2009 – À propos du numéro 27

    « Une des meilleures revues que je connaisse pour entrer en poésie contemporaine. L’érudition de son directeur, Christophe Dauphin y est pour quelque chose. Ce numéro 27 des Hommes sans Épaules, s’ouvre sur un dossier consacré à deux monuments de la poésie contemporaine, Georges-Emmanuel Clancier dont le succès populaire de roman tel Le Pain noir ont un peu éclipsé l’œuvre poétique pourtant de premier plan, et Werner Lambersy, prolifique auteur belge qui ne déçoit jamais. Suit un imposant dossier sur la poésie magyare qui nous replonge dans les turbulences du XXe siècle. Plus contemporain, un coup de projecteur sur l’œuvre de Claudine Bohi. »
Yves Artufel (Gros-textes, Arts et Résistance n°2, avril 2010).

    « HSE 27. Une belle revue, complète et diverse. Déjà, l’éditorial de Christophe Dauphin nous donne à lire et en particulier à propos du poète hongrois Attila Jozsef… Un dossier de 64 pages lui est consacré.
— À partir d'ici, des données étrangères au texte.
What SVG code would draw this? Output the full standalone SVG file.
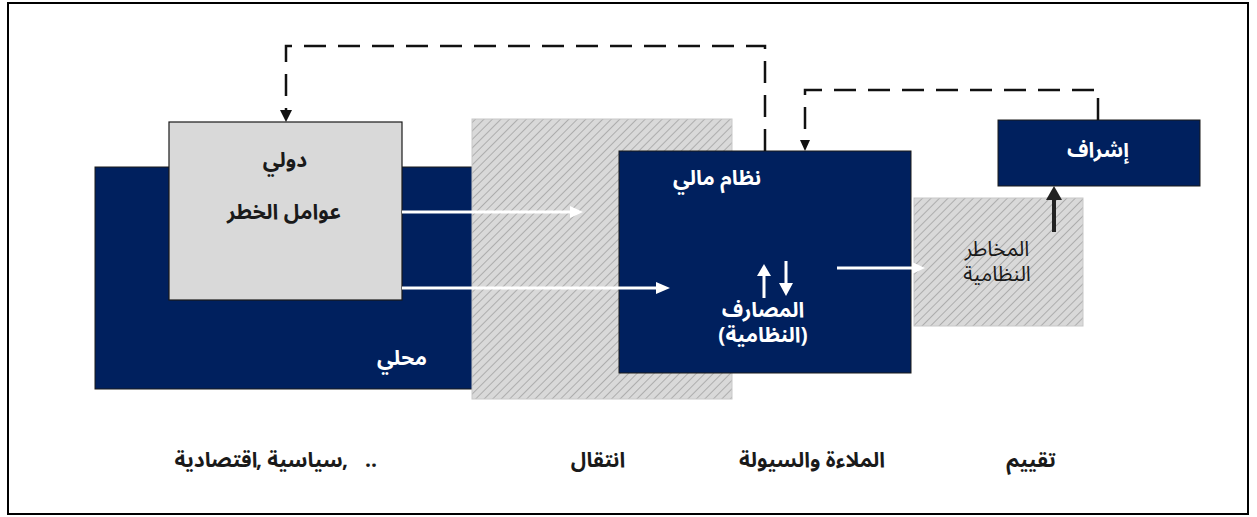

Suivi d’une étude par Paul Farellier de l’œuvre de Claudine Bohi (avec, comme toujours, en ce qui la concerne, sa photo ; merci !)… Mais Farellier nous présente aussi G.E. Clancier, W. Lambersy et A. Bouchez. Quand à Claudia Sperry-Fontanille, elle s’interroge sur « Langage, poésie et magie avec Octavio Paz ». »
    Alain Lacouchie (Friches n°104, avril 2010).

    « Dans ce numéro 27 des HSE, la poésie comme forme de résistance est revendiquée contre l’humiliation, l’horreur et l’injustice. G.E. Clancier en ouvre les premières pages… Et Lambersy de poursuivre… Un dossier important de C. Dauphin et K. Hadek est consacré à la poésie magyare et au grand poète Attila Jozsef : « Ce n’est pas moi qui crie, c’est la terre qui gronde »…. Aux « meurtrissures d’être », F.Y. Caroutch, J. Blot, Y. Colley, A. D’Urso opposent leur manière singulière d’écrire, tantôt avec retenue, tantôt avec un regard corrosif sur le monde. A travers la lecture de P. Farellier nous parvient la voix grave, profonde, amoureuse de C. Bohi : « Le désir clair – monte des chevilles – je n’ai de vraie parole – qu’à mes deux bouches ensemble. » Et A. Bouchez lance un appel « qui ravaude le soleil ». Entre hommages (à A. Miguel par Jean Chatard, à Octavio Paz par C. Sperry-Fontanille), dossiers fournis, poèmes, notes de lectures, les Hommes sans Epaules cheminent, résistent, renaissent, tentent de donner sens « au petit tas de vivre » (P. Farellier). Le lecteur est appelé de toutes parts, parfois se perd tant est grande la diversité et la densité des propos. Mais n’appartient-il pas à chacun de trouver ses propres chemins ? »
Jacqueline Persini-Panorias (Poésie/première n°47, juillet/octobre 2010).